Owner Free to Build Retail on Top of Park Without Rezoning, Board Says
(DNAINFO) Noah Hurowitz | October 20, 2015 — The owner of a waterfront apartment complex will be allowed to build a retail building on part of a park it owns without going through the city’s formal public review process, a local community board decided last week.
Community Board 6 was split over a resolution that would have called on the owner of the Rivergate apartment complex at 401 E. 34th St. to go through a Uniform Land Use Review Procedure (ULURP) in order to build its retail building on a corner of the park.

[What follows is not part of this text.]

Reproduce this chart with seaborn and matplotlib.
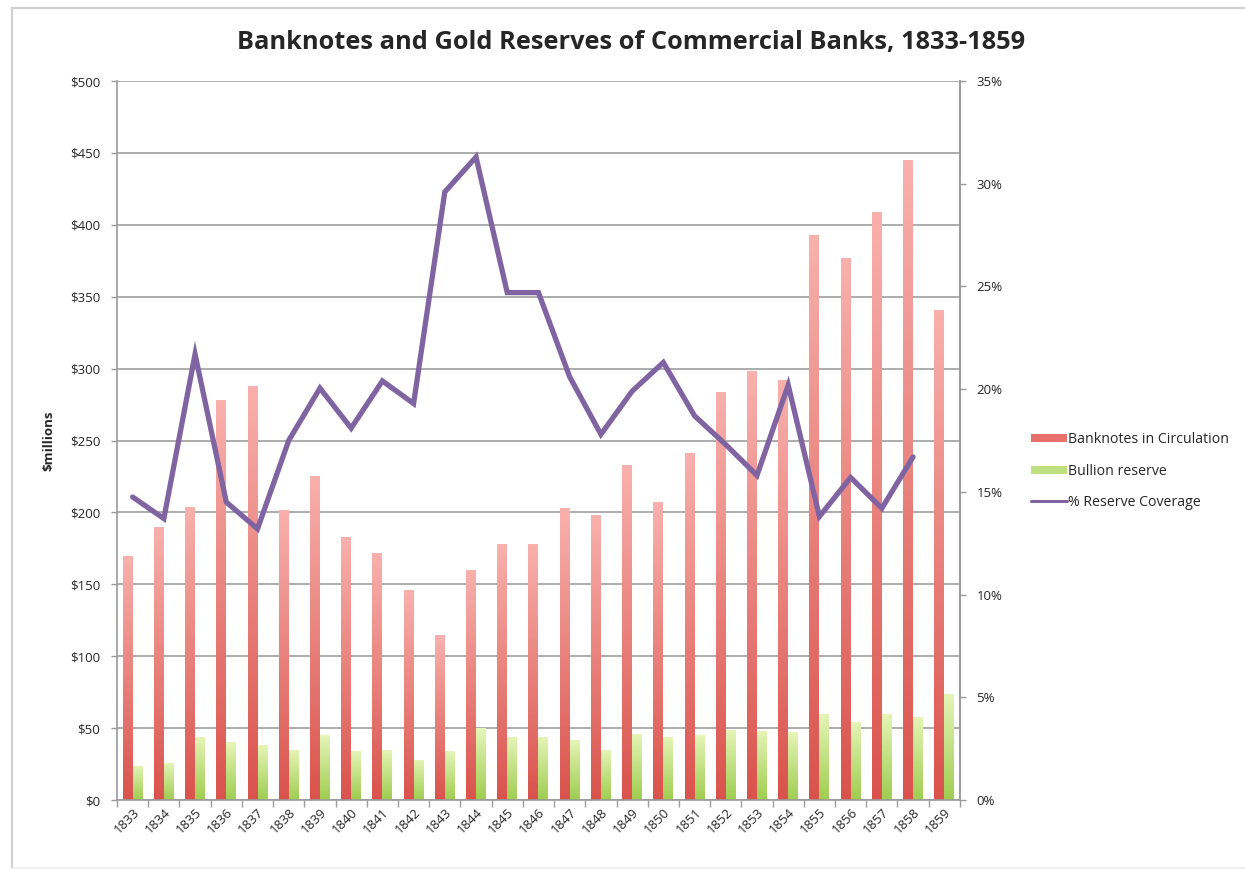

While some thought the project needed to go through more rigorous review because the developer had promised to keep it a public space, others say a 33-year-old agreement with the city gives the developer the right to convert some of the space into retail use.
The uniform land-use review process, or ULURP, is required for any owner wishing to change the use of publicly owned land, and requires plans to be approved by the community board, City Planning department and City Council.
After initially planning a resolution that would push UDR, the owner of Rivergate, to go through this process, the board decided it couldn’t because Slifka Park is not city land, according to a Department of City Planning spokesman.
Ultimately, CB6 voted 17-11 against the resolution.
If the plan gets final approval, UDR’s new building would go up on the northwest corner of the park at First Avenue and East 35th Street, and the project will revamp the entire park in the process — installing a new dog run and an artificial turf field, according to an early version of the project’s application.
The construction will result in the temporary closure of the park.
The owner of Rivergate is required to maintain the public space on the property through a deal made in 1982 between the original developer and the city that led to the creation of Slifka Park. But the developer built the park larger than was required, which gives UDR leeway to revert some of it to private use.
UDR originally brought its plans before the Community Board last year but after the board opposed the plan, the Department of City Planning ordered the firm to consult at greater length with community stakeholders.
After a back-and-forth in which Community Board members asked UDR to minimize the loss of open space, the company eventually redrew its plans and reduced the planned retail building from 4,000 to 2,000 square feet, according to Terence O’Neal, chair of the board’s Land Use and Waterfront Committee.
“Our prime concern was the loss of open space on the site due to a planned retail building shown in the first design,” O’Neal told DNAinfo in an email. “While we did not get what we wanted, the majority of CB6 agrees that the compromise (reduction in area of the proposed retail building) is much better than denying the community the improvements really needed for this plaza.”
The company submitted its revised plan to the department in July, and the agency signed off on them, a spokesman said. The plan must now get approval from the Department of Buildings.